__Material provided__:
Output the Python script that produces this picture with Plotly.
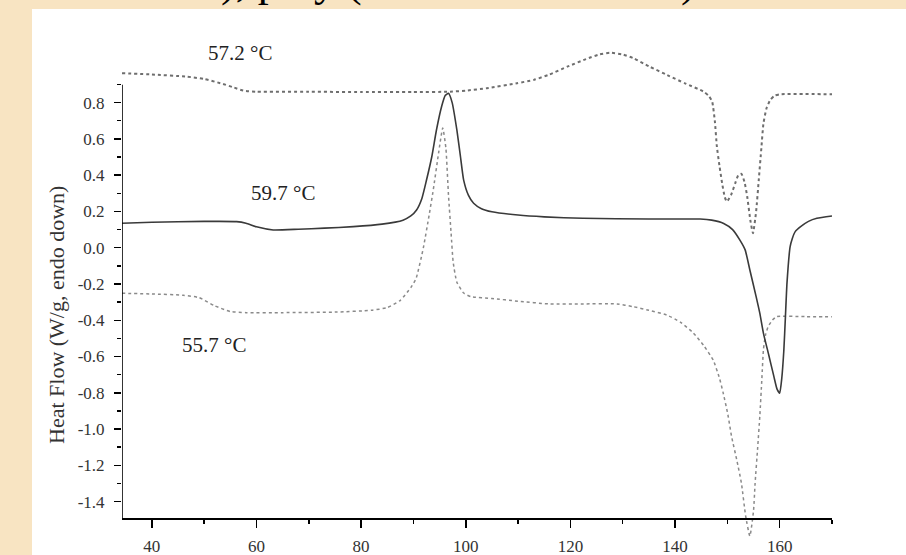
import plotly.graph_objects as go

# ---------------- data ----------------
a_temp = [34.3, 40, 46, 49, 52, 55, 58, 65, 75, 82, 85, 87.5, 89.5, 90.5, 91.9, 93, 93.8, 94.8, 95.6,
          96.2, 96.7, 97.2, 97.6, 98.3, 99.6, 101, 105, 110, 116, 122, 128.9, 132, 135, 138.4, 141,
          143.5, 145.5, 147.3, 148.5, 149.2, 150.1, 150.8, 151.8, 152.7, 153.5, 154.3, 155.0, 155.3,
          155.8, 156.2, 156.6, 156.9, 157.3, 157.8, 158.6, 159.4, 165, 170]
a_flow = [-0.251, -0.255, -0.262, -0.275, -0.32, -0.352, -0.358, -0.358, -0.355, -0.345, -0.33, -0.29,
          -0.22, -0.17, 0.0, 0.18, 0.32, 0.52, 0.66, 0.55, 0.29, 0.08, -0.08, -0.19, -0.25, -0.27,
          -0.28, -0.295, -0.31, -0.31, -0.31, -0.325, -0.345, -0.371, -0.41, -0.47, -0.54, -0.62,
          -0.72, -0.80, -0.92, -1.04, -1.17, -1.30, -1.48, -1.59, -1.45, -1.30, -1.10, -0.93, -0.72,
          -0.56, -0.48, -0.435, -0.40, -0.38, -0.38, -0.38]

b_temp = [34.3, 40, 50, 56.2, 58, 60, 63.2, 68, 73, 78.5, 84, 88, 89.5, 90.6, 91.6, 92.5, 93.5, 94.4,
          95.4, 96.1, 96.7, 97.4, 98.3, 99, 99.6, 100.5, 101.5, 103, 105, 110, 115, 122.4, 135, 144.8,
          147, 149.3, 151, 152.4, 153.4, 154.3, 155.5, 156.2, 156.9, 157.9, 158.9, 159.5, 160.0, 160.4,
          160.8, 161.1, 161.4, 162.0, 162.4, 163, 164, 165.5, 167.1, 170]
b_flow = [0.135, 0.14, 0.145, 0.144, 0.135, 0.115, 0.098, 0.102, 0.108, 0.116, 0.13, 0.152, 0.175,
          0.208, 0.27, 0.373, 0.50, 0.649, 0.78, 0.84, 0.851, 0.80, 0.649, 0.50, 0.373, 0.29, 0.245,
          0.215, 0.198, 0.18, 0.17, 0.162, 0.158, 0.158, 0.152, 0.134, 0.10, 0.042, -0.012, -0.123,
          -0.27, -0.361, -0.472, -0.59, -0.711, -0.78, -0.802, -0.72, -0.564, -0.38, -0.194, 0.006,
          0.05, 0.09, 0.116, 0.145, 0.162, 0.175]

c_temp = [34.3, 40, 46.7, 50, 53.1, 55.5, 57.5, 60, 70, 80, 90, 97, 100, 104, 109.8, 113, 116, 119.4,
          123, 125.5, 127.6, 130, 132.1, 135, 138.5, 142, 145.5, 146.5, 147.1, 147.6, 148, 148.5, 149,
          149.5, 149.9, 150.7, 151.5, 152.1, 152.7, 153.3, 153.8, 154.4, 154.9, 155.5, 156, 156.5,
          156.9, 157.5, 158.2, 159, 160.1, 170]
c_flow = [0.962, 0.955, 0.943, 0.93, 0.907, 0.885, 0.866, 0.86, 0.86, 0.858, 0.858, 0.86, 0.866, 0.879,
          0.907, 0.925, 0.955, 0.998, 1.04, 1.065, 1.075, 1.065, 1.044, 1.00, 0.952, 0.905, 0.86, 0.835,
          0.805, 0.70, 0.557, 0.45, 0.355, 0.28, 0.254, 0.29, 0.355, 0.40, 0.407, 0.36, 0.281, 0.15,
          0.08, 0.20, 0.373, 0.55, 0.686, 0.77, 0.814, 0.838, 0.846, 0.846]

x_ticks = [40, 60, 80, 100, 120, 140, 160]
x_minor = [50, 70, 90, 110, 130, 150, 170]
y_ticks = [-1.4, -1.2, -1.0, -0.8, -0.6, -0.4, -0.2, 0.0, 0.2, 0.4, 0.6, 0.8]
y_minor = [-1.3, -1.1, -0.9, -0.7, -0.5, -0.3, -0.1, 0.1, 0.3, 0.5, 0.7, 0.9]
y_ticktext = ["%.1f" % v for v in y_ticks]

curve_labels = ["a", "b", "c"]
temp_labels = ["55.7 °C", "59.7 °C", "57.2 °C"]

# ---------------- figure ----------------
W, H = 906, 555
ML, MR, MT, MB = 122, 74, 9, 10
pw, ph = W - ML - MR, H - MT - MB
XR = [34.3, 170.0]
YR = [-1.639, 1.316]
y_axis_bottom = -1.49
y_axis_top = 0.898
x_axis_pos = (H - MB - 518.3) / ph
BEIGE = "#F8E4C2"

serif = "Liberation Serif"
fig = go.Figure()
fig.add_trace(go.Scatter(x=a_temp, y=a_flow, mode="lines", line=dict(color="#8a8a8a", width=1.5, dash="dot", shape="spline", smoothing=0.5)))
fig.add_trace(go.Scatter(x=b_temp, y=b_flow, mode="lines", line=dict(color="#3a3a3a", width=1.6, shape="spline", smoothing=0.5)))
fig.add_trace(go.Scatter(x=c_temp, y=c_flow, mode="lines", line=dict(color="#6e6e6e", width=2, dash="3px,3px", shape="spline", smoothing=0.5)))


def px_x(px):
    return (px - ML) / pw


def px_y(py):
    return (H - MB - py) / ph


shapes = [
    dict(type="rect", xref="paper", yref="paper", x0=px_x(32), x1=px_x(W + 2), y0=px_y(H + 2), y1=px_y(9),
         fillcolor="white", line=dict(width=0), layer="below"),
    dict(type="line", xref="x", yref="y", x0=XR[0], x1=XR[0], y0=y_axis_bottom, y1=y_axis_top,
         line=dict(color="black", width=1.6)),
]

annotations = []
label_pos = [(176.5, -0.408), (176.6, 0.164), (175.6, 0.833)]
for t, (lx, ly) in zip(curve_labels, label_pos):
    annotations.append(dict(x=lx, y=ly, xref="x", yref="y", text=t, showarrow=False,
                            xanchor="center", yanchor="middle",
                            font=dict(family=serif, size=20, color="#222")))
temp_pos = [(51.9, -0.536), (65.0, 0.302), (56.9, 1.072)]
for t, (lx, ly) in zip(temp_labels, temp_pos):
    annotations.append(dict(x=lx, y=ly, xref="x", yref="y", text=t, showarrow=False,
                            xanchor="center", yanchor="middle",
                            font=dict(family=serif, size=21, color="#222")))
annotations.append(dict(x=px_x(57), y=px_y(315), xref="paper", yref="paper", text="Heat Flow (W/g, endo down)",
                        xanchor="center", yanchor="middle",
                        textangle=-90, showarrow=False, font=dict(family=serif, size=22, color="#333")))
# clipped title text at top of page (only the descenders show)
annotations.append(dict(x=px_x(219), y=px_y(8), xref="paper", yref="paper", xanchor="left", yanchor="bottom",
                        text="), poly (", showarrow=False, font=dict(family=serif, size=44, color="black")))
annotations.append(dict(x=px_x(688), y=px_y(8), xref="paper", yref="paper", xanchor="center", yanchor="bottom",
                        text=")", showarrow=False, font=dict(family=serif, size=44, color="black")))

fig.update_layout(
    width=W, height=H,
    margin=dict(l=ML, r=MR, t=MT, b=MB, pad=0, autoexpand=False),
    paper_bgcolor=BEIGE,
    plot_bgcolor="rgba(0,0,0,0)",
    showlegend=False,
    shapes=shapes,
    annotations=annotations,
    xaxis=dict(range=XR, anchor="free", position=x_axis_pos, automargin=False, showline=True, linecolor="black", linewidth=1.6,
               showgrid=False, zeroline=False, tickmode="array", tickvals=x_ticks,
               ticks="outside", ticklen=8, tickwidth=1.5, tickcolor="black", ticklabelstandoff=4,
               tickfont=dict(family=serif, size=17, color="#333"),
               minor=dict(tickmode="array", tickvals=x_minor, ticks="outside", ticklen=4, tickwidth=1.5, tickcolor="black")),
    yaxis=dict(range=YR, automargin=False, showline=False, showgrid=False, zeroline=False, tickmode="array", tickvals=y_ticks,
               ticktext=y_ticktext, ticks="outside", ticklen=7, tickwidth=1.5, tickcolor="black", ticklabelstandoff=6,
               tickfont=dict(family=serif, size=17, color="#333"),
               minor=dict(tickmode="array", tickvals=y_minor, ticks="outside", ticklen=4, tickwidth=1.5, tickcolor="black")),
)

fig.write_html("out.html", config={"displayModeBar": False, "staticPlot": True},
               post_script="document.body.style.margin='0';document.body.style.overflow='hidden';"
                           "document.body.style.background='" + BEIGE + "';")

__Problem details__:
Omitting all pictures, restate exactly the lines of the material from its start through the line that contains "import plotly.graph_objects as go".

__Task solution__:
Output the Python script that produces this picture with Plotly.
import plotly.graph_objects as go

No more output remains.